Dans la Grèce Antique, des spécialistes ayant parfaitement assimilé l’ensemble des techniques des deux branches, et capables de concevoir la totalité d’un édifice, furent appelés « arkitekton » (Phidias) gardant ainsi la référence au prestige des pratiquants du TRAIT (En grec « Arkitekton » signifie : Grand Charpentier…) [2].
Mais quand s’élancèrent vers l’an 800 les cohortes de bâtisseurs qui devaient couvrir l’Europe d’églises, chapelles ou modestes habitations, les compagnons « grands charpentiers » conservèrent toujours une certaine autonomie par rapport au « Maître d’œuvre »... Tout en respectant l’idée directrice de ce dernier, ce sont eux qui établissaient par le TRAIT, la multitude de formes des couvertures de clochers et hautes tours qui enchantent encore de nos jours les visiteurs de notre pays.
- A BRANCION, Saône et Loire, on peut s’extasier devant cette ferme rustique qui soutient la lourde couverture en « laves » du porche de l’église. L’entrait de cette ferme originale est constitué par le tronc non équarri d’un vieil orme.
Et c’est un plaisir subtil et enrichissant d’imaginer ou découvrir l’ossature des toits de ces innombrables clochers, tours et châteaux, qui parsèment la campagne française ou européenne…

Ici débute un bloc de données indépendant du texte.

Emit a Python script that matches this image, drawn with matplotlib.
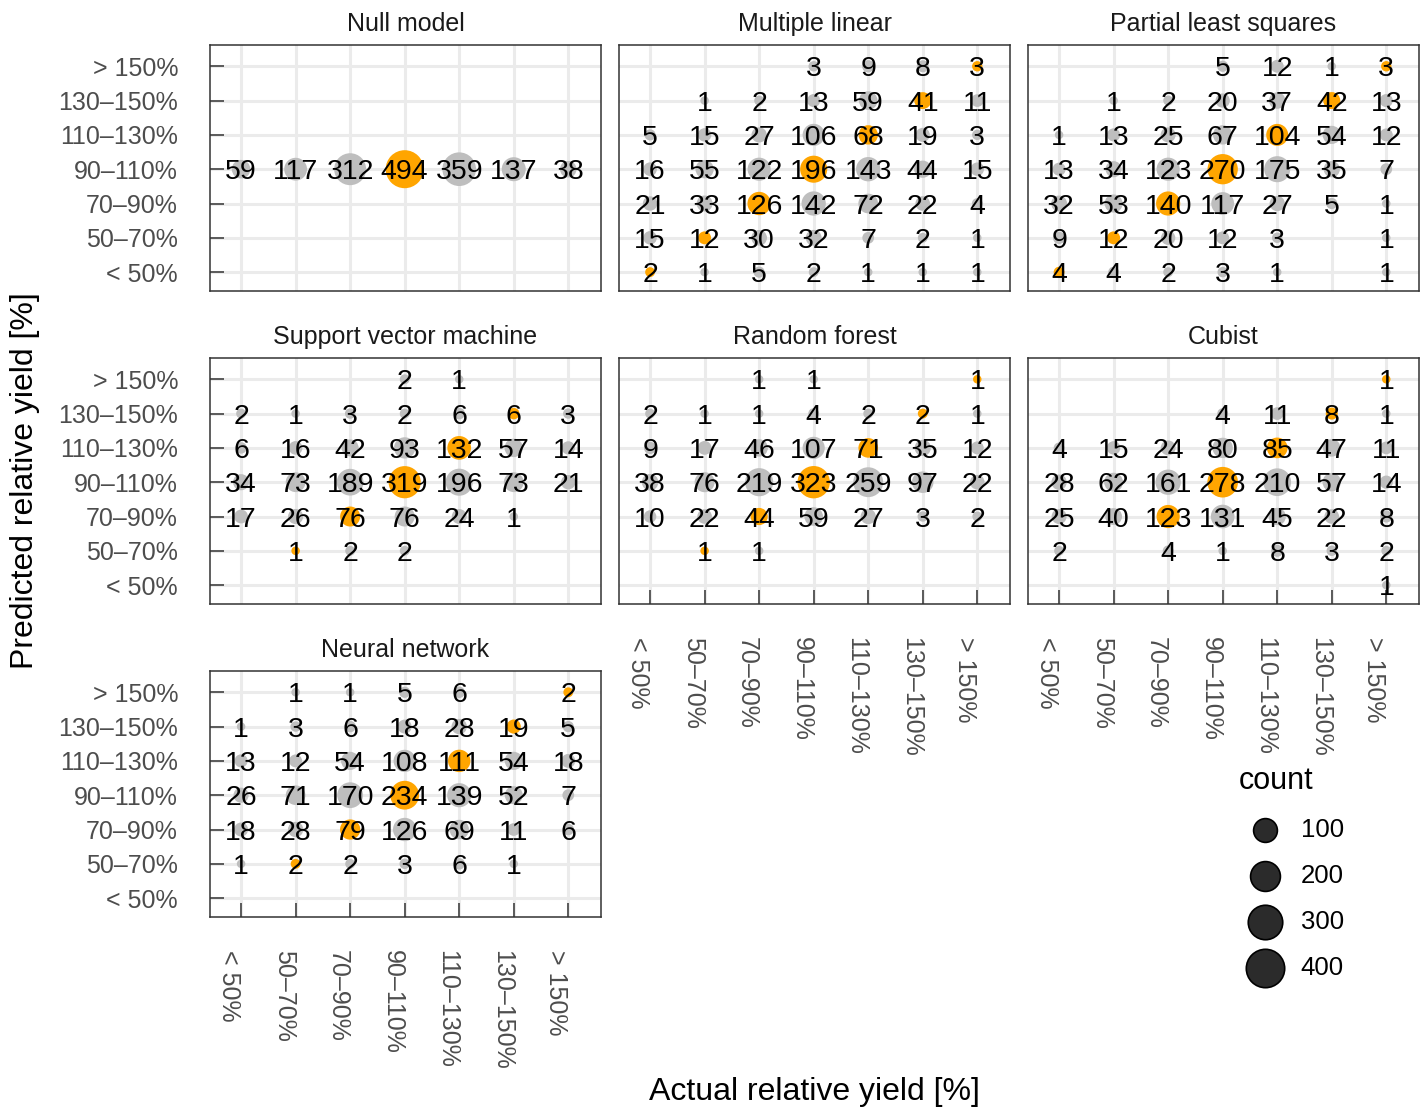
import matplotlib.pyplot as plt
import numpy as np

DPI = 100
plt.rcParams["font.family"] = ["Liberation Sans", "DejaVu Sans"]

CATEGORIES = ["< 50%", "50–70%", "70–90%", "90–110%", "110–130%", "130–150%", "> 150%"]

# rows: predicted class from "> 150%" (top) down to "< 50%"
# columns: actual class from "< 50%" to "> 150%"
null_model = [
    [0, 0, 0, 0, 0, 0, 0],
    [0, 0, 0, 0, 0, 0, 0],
    [0, 0, 0, 0, 0, 0, 0],
    [59, 117, 312, 494, 359, 137, 38],
    [0, 0, 0, 0, 0, 0, 0],
    [0, 0, 0, 0, 0, 0, 0],
    [0, 0, 0, 0, 0, 0, 0],
]
multiple_linear = [
    [0, 0, 0, 3, 9, 8, 3],
    [0, 1, 2, 13, 59, 41, 11],
    [5, 15, 27, 106, 68, 19, 3],
    [16, 55, 122, 196, 143, 44, 15],
    [21, 33, 126, 142, 72, 22, 4],
    [15, 12, 30, 32, 7, 2, 1],
    [2, 1, 5, 2, 1, 1, 1],
]
partial_least_squares = [
    [0, 0, 0, 5, 12, 1, 3],
    [0, 1, 2, 20, 37, 42, 13],
    [1, 13, 25, 67, 104, 54, 12],
    [13, 34, 123, 270, 175, 35, 7],
    [32, 53, 140, 117, 27, 5, 1],
    [9, 12, 20, 12, 3, 0, 1],
    [4, 4, 2, 3, 1, 0, 1],
]
support_vector_machine = [
    [0, 0, 0, 2, 1, 0, 0],
    [2, 1, 3, 2, 6, 6, 3],
    [6, 16, 42, 93, 132, 57, 14],
    [34, 73, 189, 319, 196, 73, 21],
    [17, 26, 76, 76, 24, 1, 0],
    [0, 1, 2, 2, 0, 0, 0],
    [0, 0, 0, 0, 0, 0, 0],
]
random_forest = [
    [0, 0, 1, 1, 0, 0, 1],
    [2, 1, 1, 4, 2, 2, 1],
    [9, 17, 46, 107, 71, 35, 12],
    [38, 76, 219, 323, 259, 97, 22],
    [10, 22, 44, 59, 27, 3, 2],
    [0, 1, 1, 0, 0, 0, 0],
    [0, 0, 0, 0, 0, 0, 0],
]
cubist = [
    [0, 0, 0, 0, 0, 0, 1],
    [0, 0, 0, 4, 11, 8, 1],
    [4, 15, 24, 80, 85, 47, 11],
    [28, 62, 161, 278, 210, 57, 14],
    [25, 40, 123, 131, 45, 22, 8],
    [2, 0, 4, 1, 8, 3, 2],
    [0, 0, 0, 0, 0, 0, 1],
]
neural_network = [
    [0, 1, 1, 5, 6, 0, 2],
    [1, 3, 6, 18, 28, 19, 5],
    [13, 12, 54, 108, 111, 54, 18],
    [26, 71, 170, 234, 139, 52, 7],
    [18, 28, 79, 126, 69, 11, 6],
    [1, 2, 2, 3, 6, 1, 0],
    [0, 0, 0, 0, 0, 0, 0],
]

MODEL_NAMES = ["Null model", "Multiple linear", "Partial least squares",
               "Support vector machine", "Random forest", "Cubist", "Neural network"]
MODEL_COUNTS = [null_model, multiple_linear, partial_least_squares,
                support_vector_machine, random_forest, cubist, neural_network]
LEGEND_BREAKS = [100, 200, 300, 400]

ORANGE = "#FFA500"
GREY = "#BEBEBE"
TICK_GREY = "#4D4D4D"

count_max = max(np.max(c) for c in MODEL_COUNTS)


def point_size(n):
    """Area scale like ggplot's scale_size (range 1-6), returned in pt^2."""
    n = np.asarray(n, dtype=float)
    d_px = 5.9 * (1 + 5 * np.sqrt((n - 1) / (count_max - 1))) + 2.6
    return (d_px * 72 / DPI) ** 2


fig = plt.figure(figsize=(14.24, 11.09), dpi=DPI)
W, H = 1424, 1109

col_left = [210, 619, 1028]
row_bottom = [291, 604, 917]
panel_w, panel_h = 391, 246

# (row, col) of each facet
slots = [(0, 0), (0, 1), (0, 2), (1, 0), (1, 1), (1, 2), (2, 0)]
x_label_slots = {(1, 1), (1, 2), (2, 0)}

pos = np.arange(1, len(CATEGORIES) + 1)

for name, counts, (r, c) in zip(MODEL_NAMES, MODEL_COUNTS, slots):
    ax = fig.add_axes([col_left[c] / W, 1 - row_bottom[r] / H, panel_w / W, panel_h / H])
    mat = np.array(counts)[::-1]  # row 0 -> "< 50%"
    pred_i, act_i = np.nonzero(mat)
    vals = mat[pred_i, act_i]
    colors = np.where(pred_i == act_i, ORANGE, GREY)

    ax.scatter(act_i + 1, pred_i + 1, s=point_size(vals), c=colors, linewidths=0, zorder=2)
    for x, y, v in zip(act_i + 1, pred_i + 1, vals):
        ax.text(x, y, str(v), ha="center", va="center_baseline", fontsize=20.5,
                color="black", zorder=3)

    ax.set_xlim(0.43, 7.6)
    ax.set_ylim(0.45, 7.62)
    ax.set_xticks(pos)
    ax.set_yticks(pos)
    ax.grid(True, color="#EBEBEB", linewidth=2.2, zorder=0)
    ax.set_axisbelow(True)
    for sp in ax.spines.values():
        sp.set_color("#333333")
        sp.set_linewidth(1.1)
    ax.set_title(name, fontsize=18, color="#1A1A1A", pad=10)

    show_y = c == 0
    show_x = (r, c) in x_label_slots
    ax.tick_params(axis="y", direction="in", length=10, width=1.1, color="#333333",
                   left=show_y, labelleft=show_y, labelsize=18, labelcolor=TICK_GREY, pad=23)
    ax.tick_params(axis="x", direction="in", length=10, width=1.1, color="#333333",
                   bottom=show_x, labelbottom=show_x, labelsize=18, labelcolor=TICK_GREY, pad=24)
    ax.set_yticklabels(CATEGORIES)
    ax.set_xticklabels(CATEGORIES, rotation=270, ha="right", va="top")

fig.text(814 / W, 1 - 1092 / H, "Actual relative yield [%]", ha="center", va="center",
         fontsize=23)
fig.text(25 / W, 1 - 481 / H, "Predicted relative yield [%]", ha="center", va="center",
         rotation=90, fontsize=23)

# size legend
handles = [plt.scatter([], [], s=point_size(b) * 1.2, c="#2B2B2B", edgecolors="black",
                       linewidths=1.2) for b in LEGEND_BREAKS]
leg = fig.legend(handles, [str(b) for b in LEGEND_BREAKS], title="count",
                 loc="upper left", bbox_to_anchor=(1226 / W, 1 - 753 / H),
                 frameon=False, fontsize=18.5, title_fontsize=22, labelspacing=0.86,
                 handletextpad=0.4, borderpad=0)
leg._legend_box.align = "left"

fig.savefig("out.png", dpi=DPI)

- Photos autorisées par F. Cordier ; extraites de : « Chemins du Patrimoine en Tournugeois » O.T.S.I. Tournus
- Photos autorisées par F. Cordier ; extraites de : « Chemins du Patrimoine en Tournugeois » O.T.S.I. Tournus
- Photos autorisées par F. Cordier ; extraites de : « Chemins du Patrimoine en Tournugeois » O.T.S.I. Tournus
A partir du XVe siècle, la manière de calculer et de concevoir le « bâti » se verra bouleversée par le formidable développement des mathématiques avec l’adoption des chiffres arabes, du Zéro, de l’algèbre, et du papier venu de Chine qui permets le dessin d’un plan à petite échelle…
L’ancien « Maître d’œuvre » qui avait son projet dans sa tête sera remplacé peu à peu par l’ « Architecte » instruit de toutes les techniques, dessinateur-projeteur et responsable de la totalité du projet.